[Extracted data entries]
_____
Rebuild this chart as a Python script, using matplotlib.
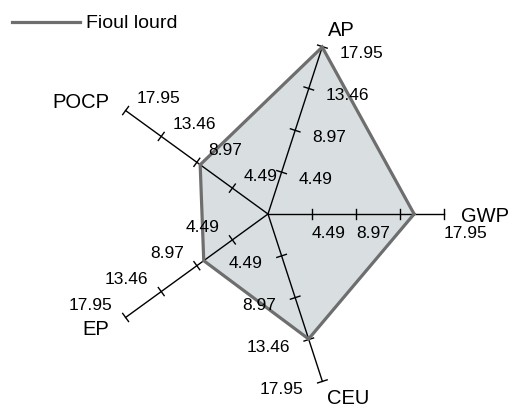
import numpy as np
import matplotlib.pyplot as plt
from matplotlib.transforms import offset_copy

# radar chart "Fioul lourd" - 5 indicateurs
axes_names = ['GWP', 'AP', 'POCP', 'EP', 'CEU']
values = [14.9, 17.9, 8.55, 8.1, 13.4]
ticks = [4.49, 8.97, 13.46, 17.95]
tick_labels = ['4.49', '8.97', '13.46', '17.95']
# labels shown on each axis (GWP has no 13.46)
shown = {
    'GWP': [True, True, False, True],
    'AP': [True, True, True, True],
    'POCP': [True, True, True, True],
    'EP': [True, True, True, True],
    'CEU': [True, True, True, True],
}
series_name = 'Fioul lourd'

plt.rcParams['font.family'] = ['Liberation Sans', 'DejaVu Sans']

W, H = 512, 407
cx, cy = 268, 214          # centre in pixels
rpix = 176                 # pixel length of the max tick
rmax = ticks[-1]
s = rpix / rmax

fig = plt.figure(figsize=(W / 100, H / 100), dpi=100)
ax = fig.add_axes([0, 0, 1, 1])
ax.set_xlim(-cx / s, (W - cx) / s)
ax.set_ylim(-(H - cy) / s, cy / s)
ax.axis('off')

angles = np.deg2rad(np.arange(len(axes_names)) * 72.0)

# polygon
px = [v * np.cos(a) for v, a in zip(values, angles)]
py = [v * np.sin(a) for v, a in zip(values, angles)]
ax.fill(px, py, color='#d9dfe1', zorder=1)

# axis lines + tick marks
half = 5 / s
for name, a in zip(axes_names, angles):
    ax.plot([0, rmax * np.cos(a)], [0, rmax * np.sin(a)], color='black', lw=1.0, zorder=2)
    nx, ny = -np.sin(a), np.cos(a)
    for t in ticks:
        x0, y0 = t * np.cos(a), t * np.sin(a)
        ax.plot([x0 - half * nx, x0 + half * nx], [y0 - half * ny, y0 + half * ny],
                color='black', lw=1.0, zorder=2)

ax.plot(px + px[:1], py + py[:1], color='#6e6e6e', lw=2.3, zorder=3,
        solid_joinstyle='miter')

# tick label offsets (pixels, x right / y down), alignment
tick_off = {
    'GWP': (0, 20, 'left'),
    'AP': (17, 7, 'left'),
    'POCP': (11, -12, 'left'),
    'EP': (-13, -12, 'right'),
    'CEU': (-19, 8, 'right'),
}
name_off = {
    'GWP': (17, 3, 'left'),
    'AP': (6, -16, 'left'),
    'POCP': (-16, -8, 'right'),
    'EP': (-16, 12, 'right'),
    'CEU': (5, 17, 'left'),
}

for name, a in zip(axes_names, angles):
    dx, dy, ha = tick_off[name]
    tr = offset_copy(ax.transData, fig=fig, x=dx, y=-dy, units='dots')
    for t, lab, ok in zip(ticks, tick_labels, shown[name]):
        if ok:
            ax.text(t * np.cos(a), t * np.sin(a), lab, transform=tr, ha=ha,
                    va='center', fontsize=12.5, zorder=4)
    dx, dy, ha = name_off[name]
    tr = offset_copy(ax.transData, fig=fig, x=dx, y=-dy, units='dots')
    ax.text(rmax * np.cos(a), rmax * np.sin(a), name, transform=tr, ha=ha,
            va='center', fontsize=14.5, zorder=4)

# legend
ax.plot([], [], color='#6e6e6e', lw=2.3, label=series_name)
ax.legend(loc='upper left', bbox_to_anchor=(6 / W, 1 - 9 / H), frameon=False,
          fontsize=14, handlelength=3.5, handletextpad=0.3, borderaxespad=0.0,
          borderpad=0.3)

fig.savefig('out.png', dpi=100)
_____
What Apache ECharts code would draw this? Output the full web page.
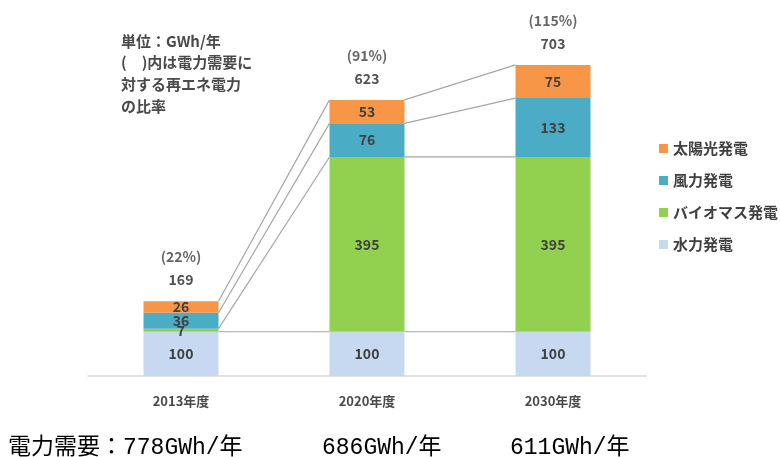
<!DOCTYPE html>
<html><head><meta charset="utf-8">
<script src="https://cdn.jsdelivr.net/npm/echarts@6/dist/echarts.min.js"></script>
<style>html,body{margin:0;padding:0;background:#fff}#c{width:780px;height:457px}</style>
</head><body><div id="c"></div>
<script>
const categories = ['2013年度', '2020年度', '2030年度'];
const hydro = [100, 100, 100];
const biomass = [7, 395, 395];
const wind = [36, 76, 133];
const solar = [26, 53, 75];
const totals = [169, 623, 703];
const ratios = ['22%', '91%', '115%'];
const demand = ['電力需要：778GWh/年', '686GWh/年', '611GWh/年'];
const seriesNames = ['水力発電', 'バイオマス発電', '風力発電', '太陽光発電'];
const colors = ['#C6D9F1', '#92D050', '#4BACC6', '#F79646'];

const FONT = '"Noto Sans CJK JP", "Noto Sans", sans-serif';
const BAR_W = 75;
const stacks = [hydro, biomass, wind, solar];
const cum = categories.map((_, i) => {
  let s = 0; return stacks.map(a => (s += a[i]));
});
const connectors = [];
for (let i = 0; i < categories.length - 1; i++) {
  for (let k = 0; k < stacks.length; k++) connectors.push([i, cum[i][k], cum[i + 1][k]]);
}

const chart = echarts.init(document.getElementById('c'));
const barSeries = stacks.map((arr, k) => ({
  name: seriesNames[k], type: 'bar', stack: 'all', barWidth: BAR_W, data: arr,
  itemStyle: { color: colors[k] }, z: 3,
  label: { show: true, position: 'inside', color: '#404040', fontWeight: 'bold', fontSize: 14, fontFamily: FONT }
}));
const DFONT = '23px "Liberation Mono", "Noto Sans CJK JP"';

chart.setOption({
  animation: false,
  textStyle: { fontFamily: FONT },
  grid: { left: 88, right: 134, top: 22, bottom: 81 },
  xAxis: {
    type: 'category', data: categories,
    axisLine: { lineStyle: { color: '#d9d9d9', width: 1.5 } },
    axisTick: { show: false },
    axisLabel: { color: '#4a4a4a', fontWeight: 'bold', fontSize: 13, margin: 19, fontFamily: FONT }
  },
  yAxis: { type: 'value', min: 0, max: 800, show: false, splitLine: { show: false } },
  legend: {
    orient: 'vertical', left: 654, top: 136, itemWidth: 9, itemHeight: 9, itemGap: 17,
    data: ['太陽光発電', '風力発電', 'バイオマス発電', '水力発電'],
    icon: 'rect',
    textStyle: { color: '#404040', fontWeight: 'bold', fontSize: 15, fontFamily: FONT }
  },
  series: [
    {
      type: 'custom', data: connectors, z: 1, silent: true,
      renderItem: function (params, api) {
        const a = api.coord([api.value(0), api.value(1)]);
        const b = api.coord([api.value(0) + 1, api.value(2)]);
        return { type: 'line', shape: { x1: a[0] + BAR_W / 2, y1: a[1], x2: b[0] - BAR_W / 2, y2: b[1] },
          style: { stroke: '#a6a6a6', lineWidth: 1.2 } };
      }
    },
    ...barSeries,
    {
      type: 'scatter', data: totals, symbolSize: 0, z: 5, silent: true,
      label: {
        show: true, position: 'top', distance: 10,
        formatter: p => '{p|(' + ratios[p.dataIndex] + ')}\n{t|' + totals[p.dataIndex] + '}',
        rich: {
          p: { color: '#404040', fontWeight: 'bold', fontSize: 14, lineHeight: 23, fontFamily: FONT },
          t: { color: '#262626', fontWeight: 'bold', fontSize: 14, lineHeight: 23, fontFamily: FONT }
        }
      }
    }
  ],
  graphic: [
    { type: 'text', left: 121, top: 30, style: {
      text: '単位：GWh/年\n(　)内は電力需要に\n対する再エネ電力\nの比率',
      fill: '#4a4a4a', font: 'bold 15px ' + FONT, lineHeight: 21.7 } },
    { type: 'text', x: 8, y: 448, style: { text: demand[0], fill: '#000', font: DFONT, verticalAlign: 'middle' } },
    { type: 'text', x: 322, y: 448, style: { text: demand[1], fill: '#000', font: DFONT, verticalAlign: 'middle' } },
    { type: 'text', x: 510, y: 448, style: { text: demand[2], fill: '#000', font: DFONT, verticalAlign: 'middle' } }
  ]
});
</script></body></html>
_____
#### WORK REQUIRED
Return exactly the lines from the one with "Rebuild this chart" to the one with "plt.rcParams['font.family'] = ['Liberation", inclusive, and nothing else; skip the pictures.

#### RESPONSE TO THE EXERCISE
Rebuild this chart as a Python script, using matplotlib.
import numpy as np
import matplotlib.pyplot as plt
from matplotlib.transforms import offset_copy

# radar chart "Fioul lourd" - 5 indicateurs
axes_names = ['GWP', 'AP', 'POCP', 'EP', 'CEU']
values = [14.9, 17.9, 8.55, 8.1, 13.4]
ticks = [4.49, 8.97, 13.46, 17.95]
tick_labels = ['4.49', '8.97', '13.46', '17.95']
# labels shown on each axis (GWP has no 13.46)
shown = {
    'GWP': [True, True, False, True],
    'AP': [True, True, True, True],
    'POCP': [True, True, True, True],
    'EP': [True, True, True, True],
    'CEU': [True, True, True, True],
}
series_name = 'Fioul lourd'

plt.rcParams['font.family'] = ['Liberation Sans', 'DejaVu Sans']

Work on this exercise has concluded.